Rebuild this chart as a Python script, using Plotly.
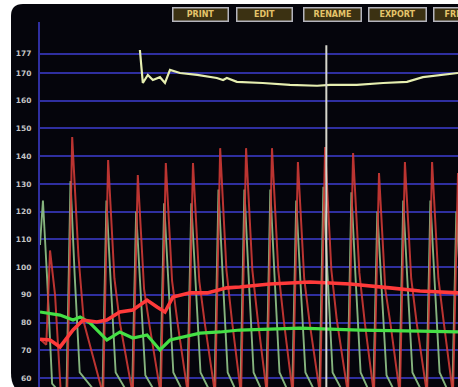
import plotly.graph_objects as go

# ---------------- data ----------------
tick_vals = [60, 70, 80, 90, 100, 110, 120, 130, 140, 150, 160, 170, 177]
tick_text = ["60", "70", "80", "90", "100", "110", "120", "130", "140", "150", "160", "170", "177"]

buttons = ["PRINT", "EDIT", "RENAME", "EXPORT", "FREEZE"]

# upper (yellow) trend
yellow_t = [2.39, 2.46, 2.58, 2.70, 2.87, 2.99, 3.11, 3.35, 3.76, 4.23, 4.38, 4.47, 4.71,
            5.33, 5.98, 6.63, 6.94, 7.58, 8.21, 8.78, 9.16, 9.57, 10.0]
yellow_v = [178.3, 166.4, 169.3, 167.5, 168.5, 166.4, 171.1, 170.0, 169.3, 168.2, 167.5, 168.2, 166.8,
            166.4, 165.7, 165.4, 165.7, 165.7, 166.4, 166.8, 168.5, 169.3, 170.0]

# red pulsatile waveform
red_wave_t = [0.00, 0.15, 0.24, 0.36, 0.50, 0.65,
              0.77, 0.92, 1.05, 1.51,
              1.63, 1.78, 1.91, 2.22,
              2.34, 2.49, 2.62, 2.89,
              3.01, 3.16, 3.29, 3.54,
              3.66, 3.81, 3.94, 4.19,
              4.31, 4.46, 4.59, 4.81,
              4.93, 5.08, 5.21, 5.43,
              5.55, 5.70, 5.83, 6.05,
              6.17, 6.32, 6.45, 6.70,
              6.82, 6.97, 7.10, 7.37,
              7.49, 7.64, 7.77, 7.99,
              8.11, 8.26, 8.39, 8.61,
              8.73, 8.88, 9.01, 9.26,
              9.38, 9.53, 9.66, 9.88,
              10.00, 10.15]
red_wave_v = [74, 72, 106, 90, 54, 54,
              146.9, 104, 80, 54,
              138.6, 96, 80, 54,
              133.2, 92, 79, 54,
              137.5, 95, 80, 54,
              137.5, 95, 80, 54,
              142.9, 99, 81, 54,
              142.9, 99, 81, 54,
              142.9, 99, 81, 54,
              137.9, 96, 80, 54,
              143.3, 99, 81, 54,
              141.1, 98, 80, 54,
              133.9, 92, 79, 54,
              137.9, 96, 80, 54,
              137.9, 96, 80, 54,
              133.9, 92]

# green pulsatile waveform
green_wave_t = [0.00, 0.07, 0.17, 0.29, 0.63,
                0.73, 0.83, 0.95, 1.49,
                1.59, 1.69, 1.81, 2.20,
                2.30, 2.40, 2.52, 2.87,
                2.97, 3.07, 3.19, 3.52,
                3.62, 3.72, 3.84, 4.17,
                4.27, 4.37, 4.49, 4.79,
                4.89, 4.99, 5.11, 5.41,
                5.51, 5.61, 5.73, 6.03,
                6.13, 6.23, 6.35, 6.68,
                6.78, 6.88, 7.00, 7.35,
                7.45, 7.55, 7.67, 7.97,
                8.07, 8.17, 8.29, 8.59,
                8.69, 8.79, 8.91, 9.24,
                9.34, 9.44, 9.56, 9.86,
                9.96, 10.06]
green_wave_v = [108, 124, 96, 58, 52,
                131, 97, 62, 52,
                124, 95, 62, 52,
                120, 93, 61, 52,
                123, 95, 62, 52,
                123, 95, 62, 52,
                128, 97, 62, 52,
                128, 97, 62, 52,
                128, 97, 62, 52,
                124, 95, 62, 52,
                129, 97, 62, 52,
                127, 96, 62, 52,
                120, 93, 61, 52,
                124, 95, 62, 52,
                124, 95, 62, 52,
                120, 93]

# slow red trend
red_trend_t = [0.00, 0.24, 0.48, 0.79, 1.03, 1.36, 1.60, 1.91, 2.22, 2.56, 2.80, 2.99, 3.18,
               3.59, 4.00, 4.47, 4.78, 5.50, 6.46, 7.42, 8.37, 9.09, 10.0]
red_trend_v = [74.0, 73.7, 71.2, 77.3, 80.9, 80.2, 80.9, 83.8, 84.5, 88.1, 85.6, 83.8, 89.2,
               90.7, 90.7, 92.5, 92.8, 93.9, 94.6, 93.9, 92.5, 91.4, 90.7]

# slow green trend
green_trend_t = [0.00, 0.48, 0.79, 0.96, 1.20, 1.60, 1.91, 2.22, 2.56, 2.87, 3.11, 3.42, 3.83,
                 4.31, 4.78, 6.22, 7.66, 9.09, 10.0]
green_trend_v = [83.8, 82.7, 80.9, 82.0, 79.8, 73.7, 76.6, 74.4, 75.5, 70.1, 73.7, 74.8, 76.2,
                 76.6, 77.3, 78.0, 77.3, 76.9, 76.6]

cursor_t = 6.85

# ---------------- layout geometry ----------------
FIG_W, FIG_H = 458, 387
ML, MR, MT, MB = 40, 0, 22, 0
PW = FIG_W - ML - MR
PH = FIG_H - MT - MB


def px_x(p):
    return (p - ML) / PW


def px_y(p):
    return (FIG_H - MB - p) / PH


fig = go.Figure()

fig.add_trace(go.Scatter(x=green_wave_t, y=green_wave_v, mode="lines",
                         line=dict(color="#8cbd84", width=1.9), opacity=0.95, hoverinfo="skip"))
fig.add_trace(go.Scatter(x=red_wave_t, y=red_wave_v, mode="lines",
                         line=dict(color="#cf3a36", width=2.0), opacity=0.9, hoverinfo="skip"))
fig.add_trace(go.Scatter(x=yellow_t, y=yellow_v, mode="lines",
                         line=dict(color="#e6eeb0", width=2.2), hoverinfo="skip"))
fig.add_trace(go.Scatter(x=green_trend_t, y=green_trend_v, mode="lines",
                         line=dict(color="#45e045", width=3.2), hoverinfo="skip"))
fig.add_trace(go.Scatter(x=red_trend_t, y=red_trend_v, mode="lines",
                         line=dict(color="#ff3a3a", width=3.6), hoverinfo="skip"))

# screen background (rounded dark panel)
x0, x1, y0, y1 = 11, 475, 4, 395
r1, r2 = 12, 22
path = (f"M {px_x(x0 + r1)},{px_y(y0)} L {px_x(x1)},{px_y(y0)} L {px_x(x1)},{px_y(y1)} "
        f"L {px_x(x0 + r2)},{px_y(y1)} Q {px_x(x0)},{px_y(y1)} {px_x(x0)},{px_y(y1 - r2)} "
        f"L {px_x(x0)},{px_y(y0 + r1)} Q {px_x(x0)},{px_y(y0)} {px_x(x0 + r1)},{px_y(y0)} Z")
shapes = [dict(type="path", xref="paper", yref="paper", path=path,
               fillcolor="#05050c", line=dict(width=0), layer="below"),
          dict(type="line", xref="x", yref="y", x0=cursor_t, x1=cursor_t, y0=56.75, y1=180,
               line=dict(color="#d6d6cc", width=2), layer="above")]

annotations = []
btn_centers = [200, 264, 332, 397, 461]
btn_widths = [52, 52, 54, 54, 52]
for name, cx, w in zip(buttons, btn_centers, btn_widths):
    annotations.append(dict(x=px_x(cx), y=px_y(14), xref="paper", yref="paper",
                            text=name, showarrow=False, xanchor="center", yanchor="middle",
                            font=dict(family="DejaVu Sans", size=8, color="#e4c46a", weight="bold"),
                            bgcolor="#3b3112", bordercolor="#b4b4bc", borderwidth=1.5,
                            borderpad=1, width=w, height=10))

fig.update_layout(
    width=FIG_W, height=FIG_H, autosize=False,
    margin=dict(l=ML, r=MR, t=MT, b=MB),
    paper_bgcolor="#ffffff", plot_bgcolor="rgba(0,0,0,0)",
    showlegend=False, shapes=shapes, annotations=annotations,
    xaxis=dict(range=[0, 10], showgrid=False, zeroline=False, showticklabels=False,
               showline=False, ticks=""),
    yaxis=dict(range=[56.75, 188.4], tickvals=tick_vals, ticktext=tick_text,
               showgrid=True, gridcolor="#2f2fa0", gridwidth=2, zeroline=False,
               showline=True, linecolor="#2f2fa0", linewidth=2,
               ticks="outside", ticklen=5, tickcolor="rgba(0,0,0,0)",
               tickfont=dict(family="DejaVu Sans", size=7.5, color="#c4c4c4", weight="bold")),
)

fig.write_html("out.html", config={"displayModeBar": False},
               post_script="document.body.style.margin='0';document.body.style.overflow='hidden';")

::::::

From the first line above to the line containing "168.5, 169.3, 170.0]", repeat each line exactly. Pictures stay out.

Rebuild this chart as a Python script, using Plotly.
import plotly.graph_objects as go

# ---------------- data ----------------
tick_vals = [60, 70, 80, 90, 100, 110, 120, 130, 140, 150, 160, 170, 177]
tick_text = ["60", "70", "80", "90", "100", "110", "120", "130", "140", "150", "160", "170", "177"]

buttons = ["PRINT", "EDIT", "RENAME", "EXPORT", "FREEZE"]

# upper (yellow) trend
yellow_t = [2.39, 2.46, 2.58, 2.70, 2.87, 2.99, 3.11, 3.35, 3.76, 4.23, 4.38, 4.47, 4.71,
            5.33, 5.98, 6.63, 6.94, 7.58, 8.21, 8.78, 9.16, 9.57, 10.0]
yellow_v = [178.3, 166.4, 169.3, 167.5, 168.5, 166.4, 171.1, 170.0, 169.3, 168.2, 167.5, 168.2, 166.8,
            166.4, 165.7, 165.4, 165.7, 165.7, 166.4, 166.8, 168.5, 169.3, 170.0]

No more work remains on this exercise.